What you need to do.
Copy the data that follows, character for character, minus the pictures.

Collected material.

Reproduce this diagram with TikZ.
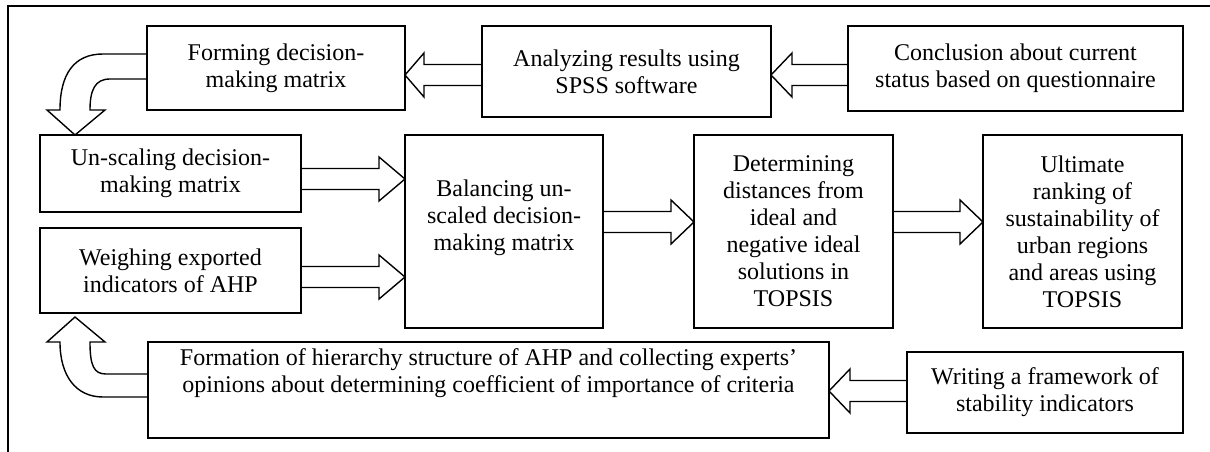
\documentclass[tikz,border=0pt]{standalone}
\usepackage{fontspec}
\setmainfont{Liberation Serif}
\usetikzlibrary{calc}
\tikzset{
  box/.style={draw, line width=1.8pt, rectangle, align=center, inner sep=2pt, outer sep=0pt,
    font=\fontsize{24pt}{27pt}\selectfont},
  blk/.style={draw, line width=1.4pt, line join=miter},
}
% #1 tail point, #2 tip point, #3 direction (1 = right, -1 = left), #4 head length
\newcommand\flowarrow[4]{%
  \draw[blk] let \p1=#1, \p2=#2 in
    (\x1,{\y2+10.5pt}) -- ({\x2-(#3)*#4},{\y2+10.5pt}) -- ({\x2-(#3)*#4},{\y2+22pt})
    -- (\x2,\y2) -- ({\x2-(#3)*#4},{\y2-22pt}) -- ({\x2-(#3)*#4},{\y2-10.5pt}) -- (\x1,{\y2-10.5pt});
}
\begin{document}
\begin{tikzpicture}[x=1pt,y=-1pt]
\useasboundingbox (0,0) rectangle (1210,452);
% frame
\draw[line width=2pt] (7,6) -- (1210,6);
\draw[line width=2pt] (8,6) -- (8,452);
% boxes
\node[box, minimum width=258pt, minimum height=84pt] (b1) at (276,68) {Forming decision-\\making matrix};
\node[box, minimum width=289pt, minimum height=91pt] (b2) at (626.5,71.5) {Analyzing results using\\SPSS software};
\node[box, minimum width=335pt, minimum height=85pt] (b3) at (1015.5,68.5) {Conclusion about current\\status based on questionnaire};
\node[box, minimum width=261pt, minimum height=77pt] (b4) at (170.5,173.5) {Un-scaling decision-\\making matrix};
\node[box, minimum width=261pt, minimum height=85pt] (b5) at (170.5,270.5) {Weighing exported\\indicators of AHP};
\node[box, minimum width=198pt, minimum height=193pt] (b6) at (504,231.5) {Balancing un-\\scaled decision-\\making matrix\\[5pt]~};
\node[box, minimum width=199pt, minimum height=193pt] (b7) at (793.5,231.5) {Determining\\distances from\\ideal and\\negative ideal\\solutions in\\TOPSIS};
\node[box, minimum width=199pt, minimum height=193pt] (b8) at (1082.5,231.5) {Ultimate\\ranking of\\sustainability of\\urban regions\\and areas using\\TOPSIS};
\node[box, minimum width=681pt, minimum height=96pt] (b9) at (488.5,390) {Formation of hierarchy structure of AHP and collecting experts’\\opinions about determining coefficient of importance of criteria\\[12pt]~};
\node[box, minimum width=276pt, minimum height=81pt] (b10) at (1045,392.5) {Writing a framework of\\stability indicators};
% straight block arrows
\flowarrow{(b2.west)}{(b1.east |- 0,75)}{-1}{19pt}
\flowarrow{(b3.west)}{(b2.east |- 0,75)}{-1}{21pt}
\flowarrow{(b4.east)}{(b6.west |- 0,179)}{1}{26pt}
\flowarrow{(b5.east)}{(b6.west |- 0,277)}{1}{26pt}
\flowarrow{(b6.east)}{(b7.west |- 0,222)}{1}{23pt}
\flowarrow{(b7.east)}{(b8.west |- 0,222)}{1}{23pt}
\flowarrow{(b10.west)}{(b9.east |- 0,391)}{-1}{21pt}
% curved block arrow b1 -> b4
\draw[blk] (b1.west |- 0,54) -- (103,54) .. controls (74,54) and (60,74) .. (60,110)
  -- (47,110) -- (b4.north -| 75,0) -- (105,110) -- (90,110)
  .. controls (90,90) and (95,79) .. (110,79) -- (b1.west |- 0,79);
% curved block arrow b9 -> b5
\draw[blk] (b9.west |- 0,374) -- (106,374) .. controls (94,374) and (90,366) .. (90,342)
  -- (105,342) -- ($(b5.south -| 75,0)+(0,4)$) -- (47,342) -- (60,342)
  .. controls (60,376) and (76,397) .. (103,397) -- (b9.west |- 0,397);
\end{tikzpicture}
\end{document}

Exercise response.
Reproduce this diagram with TikZ.
\documentclass[tikz,border=0pt]{standalone}
\usepackage{fontspec}
\setmainfont{Liberation Serif}
\usetikzlibrary{calc}
\tikzset{
  box/.style={draw, line width=1.8pt, rectangle, align=center, inner sep=2pt, outer sep=0pt,
    font=\fontsize{24pt}{27pt}\selectfont},
  blk/.style={draw, line width=1.4pt, line join=miter},
}
% #1 tail point, #2 tip point, #3 direction (1 = right, -1 = left), #4 head length
\newcommand\flowarrow[4]{%
  \draw[blk] let \p1=#1, \p2=#2 in
    (\x1,{\y2+10.5pt}) -- ({\x2-(#3)*#4},{\y2+10.5pt}) -- ({\x2-(#3)*#4},{\y2+22pt})
    -- (\x2,\y2) -- ({\x2-(#3)*#4},{\y2-22pt}) -- ({\x2-(#3)*#4},{\y2-10.5pt}) -- (\x1,{\y2-10.5pt});
}
\begin{document}
\begin{tikzpicture}[x=1pt,y=-1pt]
\useasboundingbox (0,0) rectangle (1210,452);
% frame
\draw[line width=2pt] (7,6) -- (1210,6);
\draw[line width=2pt] (8,6) -- (8,452);
% boxes
\node[box, minimum width=258pt, minimum height=84pt] (b1) at (276,68) {Forming decision-\\making matrix};
\node[box, minimum width=289pt, minimum height=91pt] (b2) at (626.5,71.5) {Analyzing results using\\SPSS software};
\node[box, minimum width=335pt, minimum height=85pt] (b3) at (1015.5,68.5) {Conclusion about current\\status based on questionnaire};
\node[box, minimum width=261pt, minimum height=77pt] (b4) at (170.5,173.5) {Un-scaling decision-\\making matrix};
\node[box, minimum width=261pt, minimum height=85pt] (b5) at (170.5,270.5) {Weighing exported\\indicators of AHP};
\node[box, minimum width=198pt, minimum height=193pt] (b6) at (504,231.5) {Balancing un-\\scaled decision-\\making matrix\\[5pt]~};
\node[box, minimum width=199pt, minimum height=193pt] (b7) at (793.5,231.5) {Determining\\distances from\\ideal and\\negative ideal\\solutions in\\TOPSIS};
\node[box, minimum width=199pt, minimum height=193pt] (b8) at (1082.5,231.5) {Ultimate\\ranking of\\sustainability of\\urban regions\\and areas using\\TOPSIS};
\node[box, minimum width=681pt, minimum height=96pt] (b9) at (488.5,390) {Formation of hierarchy structure of AHP and collecting experts’\\opinions about determining coefficient of importance of criteria\\[12pt]~};
\node[box, minimum width=276pt, minimum height=81pt] (b10) at (1045,392.5) {Writing a framework of\\stability indicators};
% straight block arrows
\flowarrow{(b2.west)}{(b1.east |- 0,75)}{-1}{19pt}
\flowarrow{(b3.west)}{(b2.east |- 0,75)}{-1}{21pt}
\flowarrow{(b4.east)}{(b6.west |- 0,179)}{1}{26pt}
\flowarrow{(b5.east)}{(b6.west |- 0,277)}{1}{26pt}
\flowarrow{(b6.east)}{(b7.west |- 0,222)}{1}{23pt}
\flowarrow{(b7.east)}{(b8.west |- 0,222)}{1}{23pt}
\flowarrow{(b10.west)}{(b9.east |- 0,391)}{-1}{21pt}
% curved block arrow b1 -> b4
\draw[blk] (b1.west |- 0,54) -- (103,54) .. controls (74,54) and (60,74) .. (60,110)
  -- (47,110) -- (b4.north -| 75,0) -- (105,110) -- (90,110)
  .. controls (90,90) and (95,79) .. (110,79) -- (b1.west |- 0,79);
% curved block arrow b9 -> b5
\draw[blk] (b9.west |- 0,374) -- (106,374) .. controls (94,374) and (90,366) .. (90,342)
  -- (105,342) -- ($(b5.south -| 75,0)+(0,4)$) -- (47,342) -- (60,342)
  .. controls (60,376) and (76,397) .. (103,397) -- (b9.west |- 0,397);
\end{tikzpicture}
\end{document}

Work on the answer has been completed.